Police not treating Glasgow stabbings as terrorism
London — A male suspect stabbed and wounded a police officer before he was shot dead in Glasgow on Friday. Authorities are not treating the incident that left five other men wounded as terrorism, Scottish First Minister Nicola Sturgeon said.
The suspect died at a Glasgow hotel that appeared to be largely housing asylum-seekers and refugees. The 42-year-old police officer stabbed during the incident at the Park Inn Hotel on Friday was in a critical but stable condition. Five men between the ages of 17 and 53 also were hospitalized. Sturgeon said, “It's been a dreadful afternoon for the city of Glasgow.” She says police are still investigating and she urged the public to avoid speculation.

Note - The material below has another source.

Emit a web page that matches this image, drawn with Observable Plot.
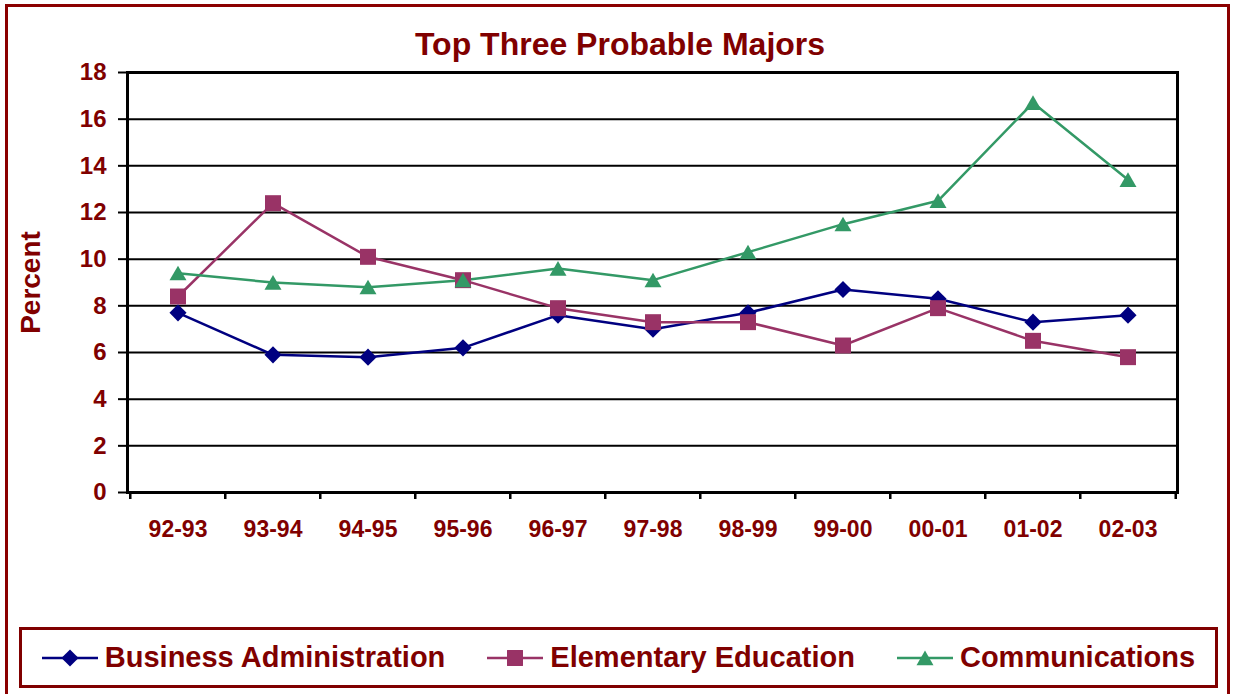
<!DOCTYPE html>
<html>
<head>
<meta charset="utf-8">
<script src="https://cdn.jsdelivr.net/npm/d3@7"></script>
<script src="https://cdn.jsdelivr.net/npm/@observablehq/plot@0.6"></script>
<style>
  html, body { margin: 0; padding: 0; background: #fff; overflow: hidden; }
  #wrap { position: relative; width: 1233px; height: 694px; font-family: "Liberation Sans", Arial, sans-serif; font-weight: bold; color: #800000; }
  #outer { position: absolute; left: 5px; top: 4px; width: 1225px; height: 710px; border: 3px solid #8b0000; box-sizing: border-box; }
  #title { position: absolute; left: 0; width: 1240px; top: 28px; text-align: center; font-size: 32px; line-height: 32px; }
  #chart { position: absolute; left: 0; top: 60px; }
  #legend { position: absolute; left: 19px; top: 627px; width: 1199px; height: 61px; border: 3px solid #800000; box-sizing: border-box;
            display: flex; align-items: center; justify-content: center; gap: 42px; font-size: 29px; line-height: 29px; }
  .item { display: flex; align-items: center; gap: 7px; white-space: nowrap; }
  .item svg { display: block; }
</style>
</head>
<body>
<div id="wrap">
  <div id="outer"></div>
  <div id="title">Top Three Probable Majors</div>
  <div id="chart"></div>
  <div id="legend"></div>
</div>
<script>
const categories = ["92-93", "93-94", "94-95", "95-96", "96-97", "97-98", "98-99", "99-00", "00-01", "01-02", "02-03"];
const business = [7.7, 5.9, 5.8, 6.2, 7.6, 7.0, 7.7, 8.7, 8.3, 7.3, 7.6];
const elementary = [8.4, 12.4, 10.1, 9.1, 7.9, 7.3, 7.3, 6.3, 7.9, 6.5, 5.8];
const communications = [9.4, 9.0, 8.8, 9.1, 9.6, 9.1, 10.3, 11.5, 12.5, 16.7, 13.4];
const seriesNames = ["Business Administration", "Elementary Education", "Communications"];
const yTicks = [0, 2, 4, 6, 8, 10, 12, 14, 16, 18];

const seriesValues = [business, elementary, communications];
const colors = ["#000080", "#993366", "#339966"];
const symbols = ["diamond2", "square", "triangle"];
const radii = [7.7, 9, 6.3];
const dys = [0, 0, 2.3];

const W = 1233, H = 500, mL = 127, mR = 56, mT = 12, mB = 68;
const bw = (W - mL - mR) / categories.length;

const rows = seriesNames.map((s, si) => categories.map((c, i) => ({series: s, year: c, value: seriesValues[si][i]})));

const marks = [
  Plot.ruleY(yTicks.filter(t => t > 0), {stroke: "black", strokeWidth: 2}),
  Plot.frame({stroke: "black", strokeWidth: 3}),
  Plot.ruleX(categories, {x: d => d, y1: 0, y2: -0.3, dx: -bw / 2, stroke: "black", strokeWidth: 2.5}),
  Plot.ruleX([categories[categories.length - 1]], {x: d => d, y1: 0, y2: -0.3, dx: bw / 2, stroke: "black", strokeWidth: 2.5}),
  Plot.axisY({ticks: yTicks, tickSize: 9, tickPadding: 12, stroke: "black", strokeWidth: 2, fill: "#800000", fontSize: 24, fontWeight: "bold", label: null}),
  Plot.axisX({tickSize: 0, tickPadding: 28, fill: "#800000", fontSize: 23, fontWeight: "bold", label: null}),
  Plot.text(["Percent"], {frameAnchor: "left", textAnchor: "middle", dx: -96, rotate: -90, fontSize: 28, fontWeight: "bold", fill: "#800000"})
];
rows.forEach((r, si) => {
  marks.push(Plot.line(r, {x: "year", y: "value", stroke: colors[si], strokeWidth: 2.5}));
});
rows.forEach((r, si) => {
  marks.push(Plot.dot(r, {x: "year", y: "value", symbol: () => symbols[si], r: radii[si], fill: colors[si], stroke: "none", dy: dys[si]}));
});

const chart = Plot.plot({
  width: W, height: H,
  marginLeft: mL, marginRight: mR, marginTop: mT, marginBottom: mB,
  style: {fontFamily: "'Liberation Sans', Arial, sans-serif", fontWeight: "bold", background: "transparent", overflow: "visible"},
  x: {type: "band", domain: categories, padding: 0},
  y: {domain: [0, 18]},
  symbol: {type: "identity"},
  marks
});
document.getElementById("chart").appendChild(chart);

// legend
const legend = document.getElementById("legend");
seriesNames.forEach((name, si) => {
  const item = document.createElement("div");
  item.className = "item";
  const sw = d3.create("svg").attr("width", 56).attr("height", 24);
  sw.append("line").attr("x1", 0).attr("x2", 56).attr("y1", 12).attr("y2", 12).attr("stroke", colors[si]).attr("stroke-width", 2.5);
  const symMap = {diamond2: d3.symbolDiamond2, square: d3.symbolSquare, triangle: d3.symbolTriangle};
  sw.append("path").attr("transform", `translate(28,${12 + dys[si]})`)
    .attr("d", d3.symbol(symMap[symbols[si]], Math.PI * radii[si] * radii[si])())
    .attr("fill", colors[si]);
  item.appendChild(sw.node());
  const t = document.createElement("span");
  t.textContent = name;
  item.appendChild(t);
  legend.appendChild(item);
});
</script>
</body>
</html>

“The police have just confirmed that at this stage they are not treating this as a terrorist incident," Sturgeon said. “But of course, there are still details yet to be determined.”
Sturgeon said she had spoken with British Prime Minister Boris Johnson, who expressed his concern and sympathies.
“It’s been a dreadful afternoon for the city of Glasgow," Sturgeon said. “Clearly there is already much speculation around this incident, which remains under investigation."
Steve Johnson, assistant chief constable at Police Scotland, said officers were on the scene within two minutes of reports of an incident at 12:50 p.m., and that armed police arrived shortly afterwards.
“The incident was quickly contained,” he said.
Police weren’t searching for anyone else.
The Scottish Police Federation, which represents the large majority of Scottish police officers, said it has notified the family of the injured officer.
Craig Milroy, who witnessed the aftermath from a nearby office building, said he saw four people taken away in ambulances.
“I saw a man lying on the ground, of African descent, with no shoes on,” Milroy said. “He was on the ground with someone holding his side. I don’t know if it was a bullet wound, a stab wound, or what it was.”
Milroy said the man was one of the four taken away by paramedics and believed him to be a victim.
“We were still standing outside. After that the police all came down, the riot police and triage team told us to go back in and lock the door,” he said.
A spokeswoman for campaign group Positive Action In Housing said the 91-room hotel was housing asylum seekers for the Mears Group, a housing and social care provider. which moved them there during the coronavirus lockdown.
Sturgeon urged people to avoid speculation, "to not share potentially harmful or upsetting material on social media and to follow police advice while investigations are underway.”